General Ali al-Jajjawi - former Republican Guard commander in the northern city of Mosul - said Saddam's Baath Party deputy Izzat Ibrahim and other top figures had fled to Syria shortly before the city fell last Friday.

Earlier, US President George W Bush warned Syria against harbouring fugitives from Saddam Hussein's entourage and urged Iraq's western neighbour to "co-operate" with the US-led coalition.

A senior Syrian diplomat went on American TV on Sunday to deny his country was assisting Iraqi fugitives.

We believe there are chemical weapons in Syria
US President George W Bush

Imad Moustapha, the deputy ambassador in Washington, also rejected US claims that Syria was producing weapons of mass destruction (WMD) - the charge against Iraq which sparked the war there.

"It's been a campaign of misinformation and disinformation about Syria since even before the war started - this is just an ongoing series of false accusations," Mr Moustapha told NBC news.
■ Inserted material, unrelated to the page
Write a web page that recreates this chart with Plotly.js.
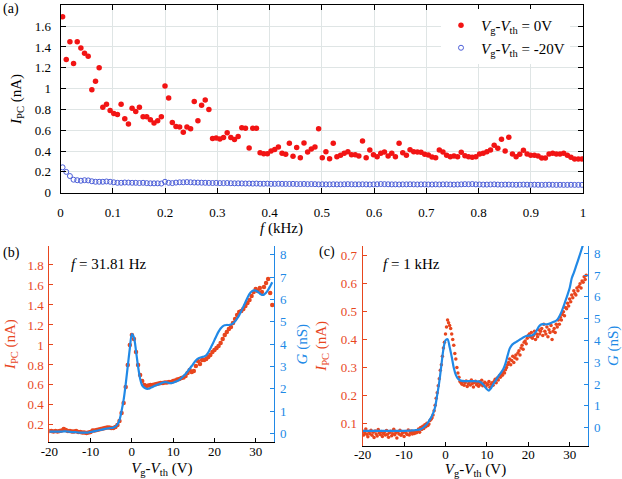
<!DOCTYPE html>
<html><head><meta charset="utf-8">
<script src="https://cdn.plot.ly/plotly-3.0.1.min.js"></script>
<style>html,body{margin:0;padding:0;background:#fff}#chart{width:622px;height:479px}</style>
</head><body><div id="chart"></div>
<script>
// ---------- Panel (a): photocurrent vs modulation frequency ----------
const fStart = 0.004;   // kHz, first frequency
const fStep = 0.007;    // kHz, frequency step
const ipc0V = [
1.69,1.28,1.45,1.24,1.45,1.39,1.34,1.31,0.99,1.07,
1.20,0.82,0.85,0.79,0.76,0.75,0.85,0.71,0.66,0.81,
0.78,0.82,0.73,0.73,0.70,0.67,0.69,0.73,1.025,0.91,
0.675,0.635,0.63,0.58,0.63,0.615,0.875,0.69,0.84,0.89,
0.80,0.52,0.525,0.515,0.53,0.577,0.53,0.51,0.54,0.625,
0.62,0.43,0.62,0.62,0.384,0.375,0.375,0.40,0.415,0.44,
0.38,0.37,0.475,0.35,0.435,0.336,0.477,0.39,0.42,0.44,
0.615,0.336,0.394,0.327,0.474,0.346,0.36,0.378,0.394,0.365,
0.365,0.352,0.497,0.336,0.41,0.365,0.346,0.378,0.39,0.352,
0.378,0.346,0.474,0.384,0.36,0.413,0.394,0.39,0.388,0.37,
0.362,0.343,0.336,0.41,0.39,0.36,0.346,0.352,0.346,0.388,
0.355,0.346,0.34,0.346,0.372,0.378,0.394,0.41,0.455,0.426,
0.513,0.40,0.532,0.372,0.346,0.37,0.407,0.372,0.36,0.36,
0.352,0.333,0.333,0.372,0.378,0.372,0.372,0.378,0.36,0.34,
0.324,0.324,0.324];
const ipcM20V = [
0.244,0.200,0.160,0.125,0.120,0.115,0.120,0.118,0.110,0.105,
0.105,0.105,0.108,0.105,0.100,0.095,0.095,0.098,0.097,0.095,
0.095,0.093,0.095,0.092,0.090,0.090,0.090,0.088,0.105,0.095,
0.092,0.097,0.100,0.100,0.102,0.100,0.098,0.097,0.096,0.095,
0.094,0.093,0.094,0.092,0.092,0.093,0.091,0.090,0.090,0.089,
0.088,0.088,0.087,0.088,0.086,0.086,0.087,0.085,0.085,0.086,
0.085,0.084,0.084,0.085,0.083,0.083,0.084,0.082,0.083,0.082,
0.080,0.081,0.080,0.080,0.081,0.080,0.080,0.081,0.082,0.081,
0.080,0.080,0.081,0.080,0.079,0.080,0.081,0.083,0.082,0.081,
0.080,0.080,0.079,0.080,0.080,0.081,0.080,0.079,0.080,0.080,
0.079,0.079,0.080,0.079,0.080,0.080,0.079,0.078,0.079,0.080,
0.082,0.081,0.083,0.080,0.079,0.078,0.078,0.079,0.080,0.078,
0.077,0.078,0.078,0.077,0.076,0.077,0.078,0.077,0.076,0.077,
0.076,0.075,0.076,0.077,0.076,0.075,0.076,0.075,0.075,0.076,
0.075,0.075,0.075];
const legendNames = ['<i>V</i><sub>g</sub>-<i>V</i><sub>th</sub> = 0V', '<i>V</i><sub>g</sub>-<i>V</i><sub>th</sub> = -20V'];
const freqTitle = '<i>f</i> (kHz)';

// ---------- Panels (b), (c): vs gate voltage ----------
const vStart = -20;
const vStepLine = 0.5;
const vStepDotsC = 0.25;
const ipcB = [
0.14,0.14,0.135,0.14,0.135,0.14,0.145,0.16,0.15,0.14,
0.14,0.135,0.135,0.14,0.13,0.13,0.125,0.125,0.12,0.125,
0.13,0.145,0.145,0.15,0.155,0.16,0.165,0.17,0.175,0.175,
0.17,0.17,0.18,0.2,0.24,0.32,0.42,0.58,0.8,1.0,
1.1,1.06,0.93,0.8,0.7,0.64,0.6,0.59,0.595,0.6,
0.6,0.605,0.61,0.615,0.62,0.62,0.625,0.625,0.63,0.63,
0.64,0.645,0.655,0.66,0.67,0.675,0.69,0.72,0.75,0.73,
0.74,0.79,0.84,0.81,0.85,0.85,0.86,0.88,0.9,0.93,
0.95,0.97,0.99,1.02,1.06,1.1,1.13,1.16,1.18,1.22,
1.26,1.3,1.33,1.34,1.36,1.39,1.42,1.45,1.49,1.53,
1.56,1.54,1.57,1.53,1.58,1.62,1.66,1.52,1.4];
const gB = [
0.08,0.08,0.08,0.08,0.08,0.08,0.08,0.09,0.09,0.08,
0.07,0.06,0.06,0.05,0.04,0.03,0.03,0.03,0.03,0.04,
0.06,0.08,0.1,0.12,0.14,0.16,0.18,0.2,0.22,0.23,
0.24,0.26,0.3,0.4,0.6,1.0,1.5,2.2,3.0,3.8,
4.45,4.3,3.7,3.0,2.45,2.15,2.05,2.0,2.0,2.04,
2.08,2.13,2.17,2.2,2.24,2.28,2.3,2.29,2.26,2.25,
2.27,2.31,2.35,2.4,2.48,2.57,2.66,2.78,2.9,3.02,
3.15,3.27,3.35,3.39,3.42,3.45,3.5,3.62,3.8,3.98,
4.18,4.38,4.56,4.7,4.8,4.85,4.86,4.86,4.88,4.93,
5.02,5.15,5.3,5.48,5.68,5.88,6.08,6.25,6.36,6.41,
6.4,6.35,6.27,6.21,6.22,6.3,6.43,6.6,6.78];
const ipcC = [
0.072,0.058,0.066,0.080,0.061,0.052,0.070,0.063,0.075,0.057,
0.068,0.049,0.073,0.062,0.055,0.078,0.066,0.060,0.071,0.053,
0.064,0.069,0.058,0.074,0.061,0.050,0.067,0.072,0.056,0.063,
0.079,0.059,0.066,0.048,0.070,0.062,0.075,0.057,0.064,0.068,
0.053,0.071,0.065,0.060,0.076,0.058,0.067,0.073,0.062,0.069,
0.064,0.071,0.066,
0.072,0.080,0.068,0.085,0.078,0.090,0.082,0.095,0.088,0.100,0.092,0.098,
0.11,0.115,0.12,0.13,0.145,0.165,0.19,0.21,
0.235,0.26,0.29,0.31,0.34,0.37,0.39,0.42,
0.445,0.47,0.46,0.45,0.44,0.42,0.4,0.38,
0.35,0.33,0.3,0.28,0.265,0.25,0.245,0.24,
0.250,0.236,0.245,0.252,0.232,0.241,0.248,0.237,0.255,0.243,
0.230,0.246,0.251,0.238,0.244,0.233,0.249,0.240,0.254,0.235,
0.243,0.247,0.231,0.242,0.238,0.250,0.229,0.240,
0.245,0.236,0.25,0.258,0.245,0.262,0.255,0.27,0.265,0.278,0.272,0.285,
0.28,0.292,0.3,0.31,0.318,0.33,0.31,0.325,0.34,0.318,0.335,0.345,
0.33,0.352,0.36,0.345,0.37,0.38,0.365,0.39,0.395,0.385,0.405,0.415,
0.42,0.41,0.425,0.405,0.415,0.43,0.4,0.42,0.41,0.435,0.42,0.43,
0.44,0.415,0.455,0.43,0.42,0.445,0.41,0.435,0.425,0.45,0.4,0.43,
0.44,0.425,0.455,0.445,0.47,0.455,0.48,0.47,0.49,0.5,0.485,0.515,
0.51,0.53,0.52,0.545,0.535,0.56,0.55,0.575,0.565,0.56,0.585,0.575,
0.59,0.6,0.585,0.61,0.605,0.625,0.615,0.63];
const gC = [
-0.15,-0.15,-0.15,-0.15,-0.15,-0.15,-0.15,-0.15,-0.15,-0.15,
-0.15,-0.15,-0.15,-0.15,-0.15,-0.15,-0.15,-0.15,-0.15,-0.15,
-0.15,-0.15,-0.14,-0.14,-0.13,-0.12,-0.11,-0.1,-0.07,-0.02,
0.06,0.16,0.3,0.45,0.65,0.95,1.5,2.1,2.85,3.6,
4.0,4.05,3.7,3.25,2.75,2.42,2.25,2.17,2.14,2.13,
2.13,2.13,2.13,2.13,2.13,2.12,2.12,2.08,2.0,1.88,
1.76,1.7,1.8,1.98,2.12,2.28,2.42,2.55,2.7,2.95,
3.3,3.62,3.78,3.86,3.92,3.98,4.04,4.1,4.16,4.2,
4.22,4.22,4.24,4.3,4.45,4.62,4.72,4.75,4.74,4.74,
4.76,4.8,4.84,4.88,4.95,5.1,5.3,5.55,5.82,6.1,
6.4,6.85,7.1,7.38,7.66,7.95,8.25,8.55,8.85];
const vTickVals = [-20,-10,0,10,20,30];
const vTickText = ['-20','-10','0','10','20','30'];
const fText = ['<i>f</i> = 31.81 Hz', '<i>f</i> = 1 kHz'];
const panelLabels = ['(a)','(b)','(c)'];

// ---------- styling ----------
const W = 622, H = 479;
const FONT = 'Liberation Serif, Times New Roman, Times, serif';
const RED_A = '#f21414', BLUE_A = '#4d5fd8';
const RED = '#e8461e', BLUE = '#2189e6';
const px = x => x / W, py = y => 1 - y / H;
const tf = (c) => ({family: FONT, size: 13, color: c});
const ttl = (t, c, s) => ({text: t, font: {family: FONT, size: 15, color: c}, standoff: s});

const traces = [
  {type:'scatter', mode:'markers', x0:fStart, dx:fStep, y:ipc0V, name:legendNames[0],
   marker:{color:RED_A, size:5.5}, xaxis:'x', yaxis:'y'},
  {type:'scatter', mode:'markers', x0:fStart, dx:fStep, y:ipcM20V, name:legendNames[1],
   marker:{symbol:'circle-open', color:BLUE_A, size:5, line:{width:1, color:BLUE_A}}, xaxis:'x', yaxis:'y'},
  {type:'scatter', mode:'markers', x0:vStart, dx:vStepLine, y:ipcB, showlegend:false,
   marker:{color:RED, size:4.5}, xaxis:'x2', yaxis:'y2'},
  {type:'scatter', mode:'lines', x0:vStart, dx:vStepLine, y:gB, showlegend:false,
   line:{color:BLUE, width:2.2, shape:'spline', smoothing:0.8}, xaxis:'x2', yaxis:'y3'},
  {type:'scatter', mode:'markers', x0:vStart, dx:vStepDotsC, y:ipcC, showlegend:false,
   marker:{color:RED, size:3.5}, xaxis:'x3', yaxis:'y4'},
  {type:'scatter', mode:'lines', x0:vStart, dx:vStepLine, y:gC, showlegend:false,
   line:{color:BLUE, width:2.2, shape:'spline', smoothing:0.8}, xaxis:'x3', yaxis:'y5'}
];

const baseAx = {showline:true, linewidth:1, zeroline:false, ticks:'inside', ticklen:4, tickwidth:1};

const layout = {
  width: W, height: H,
  margin: {l:0, r:0, t:0, b:0},
  paper_bgcolor: '#fff', plot_bgcolor: '#fff',
  font: {family: FONT, size: 13, color: '#000'},
  showlegend: true,
  legend: {x: px(441), y: py(9), xanchor:'left', yanchor:'top', bgcolor:'#fff',
           borderwidth:0, font:{family:FONT, size:15, color:'#000'}, itemwidth:30, tracegroupgap:0},
  xaxis: Object.assign({}, baseAx, {domain:[px(60.5), px(583)], anchor:'y', range:[0,1], dtick:0.1, tick0:0,
    linecolor:'#000', tickcolor:'#000', mirror:'ticks', ticklen:5, showgrid:true, gridcolor:'#dfe5e5',
    tickfont: tf('#000'), ticklabelstandoff:8}),
  yaxis: Object.assign({}, baseAx, {domain:[py(192.7), py(5.3)], anchor:'x', range:[0,1.8], dtick:0.2, tick0:0,
    linecolor:'#000', tickcolor:'#000', mirror:'ticks', ticklen:5, showgrid:true, gridcolor:'#dfe5e5',
    tickfont: tf('#000'), ticklabelstandoff:6, title: ttl('<i>I</i><sub>PC</sub> (nA)', '#000', 9)}),

  xaxis2: Object.assign({}, baseAx, {domain:[px(49.3), px(274.3)], anchor:'y2', range:[-20,34.5],
    tickvals:vTickVals, ticktext:vTickText, linecolor:'#000', tickcolor:'#000', showgrid:false,
    tickfont: tf('#000'), ticklabelstandoff:-3, title: ttl('<i>V</i><sub>g</sub>-<i>V</i><sub>th</sub> (V)', '#000', 4)}),
  yaxis2: Object.assign({}, baseAx, {domain:[py(442.3), py(246)], anchor:'x2', range:[0.026,1.99], dtick:0.2, tick0:0,
    linecolor:RED, tickcolor:RED, showgrid:false, tickfont: tf(RED), ticklabelstandoff:2,
    title: ttl('<i>I</i><sub>PC</sub> (nA)', RED, 8)}),
  yaxis3: Object.assign({}, baseAx, {overlaying:'y2', side:'right', anchor:'x2', range:[-0.4,8.4], dtick:1, tick0:0,
    linecolor:BLUE, tickcolor:BLUE, showgrid:false, tickfont: tf(BLUE), ticklabelstandoff:2,
    title: ttl('<i>G</i> (nS)', BLUE, 10)}),

  xaxis3: Object.assign({}, baseAx, {domain:[px(362.7), px(588.3)], anchor:'y4', range:[-20,34.5],
    tickvals:vTickVals, ticktext:vTickText, linecolor:'#000', tickcolor:'#000', showgrid:false,
    tickfont: tf('#000'), ticklabelstandoff:-3, title: ttl('<i>V</i><sub>g</sub>-<i>V</i><sub>th</sub> (V)', '#000', 4)}),
  yaxis4: Object.assign({}, baseAx, {domain:[py(445.7), py(246)], anchor:'x3', range:[0.02,0.735], dtick:0.1, tick0:0,
    linecolor:RED, tickcolor:RED, showgrid:false, tickfont: tf(RED), ticklabelstandoff:2,
    title: ttl('<i>I</i><sub>PC</sub> (nA)', RED, 10)}),
  yaxis5: Object.assign({}, baseAx, {overlaying:'y4', side:'right', anchor:'x3', range:[-0.83,8.33], dtick:1, tick0:0,
    linecolor:BLUE, tickcolor:BLUE, showgrid:false, tickfont: tf(BLUE), ticklabelstandoff:2,
    title: ttl('<i>G</i> (nS)', BLUE, 12)}),

  annotations: [
    {text:freqTitle, xref:'paper', yref:'paper', x:px(281), y:py(229), xanchor:'center', yanchor:'middle', showarrow:false, font:{family:FONT, size:15}},
    {text:panelLabels[0], xref:'paper', yref:'paper', x:px(1), y:py(9), xanchor:'left', yanchor:'middle', showarrow:false, font:{family:FONT, size:14}},
    {text:panelLabels[1], xref:'paper', yref:'paper', x:px(1), y:py(253), xanchor:'left', yanchor:'middle', showarrow:false, font:{family:FONT, size:14}},
    {text:panelLabels[2], xref:'paper', yref:'paper', x:px(317), y:py(252), xanchor:'left', yanchor:'middle', showarrow:false, font:{family:FONT, size:14}},
    {text:fText[0], xref:'paper', yref:'paper', x:px(69), y:py(264), xanchor:'left', yanchor:'middle', showarrow:false, font:{family:FONT, size:15}},
    {text:fText[1], xref:'paper', yref:'paper', x:px(381), y:py(264), xanchor:'left', yanchor:'middle', showarrow:false, font:{family:FONT, size:15}}
  ]
};

Plotly.newPlot('chart', traces, layout, {staticPlot:true, displayModeBar:false});
</script>
</body></html>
On the WMD charge, Mr Moustapha said: "We will not only accept the most rigid inspection regime, we will welcome it heartily."

The [Syrian] government is making a lot of bad mistakes, a lot of bad judgments in my view
US Defence Secretary Donald Rumsfeld
The US has also repeatedly accused Syria of the "hostile act" of supplying Iraq with night vision goggles and other military equipment, fuelling already fraught tensions between the two nations.

The BBC's Steve Kingstone in Washington says the warnings to Syria are being stepped up and the US is now putting down some important markers.

He says that if President Bush decides to do something more than warnings he is ready to move.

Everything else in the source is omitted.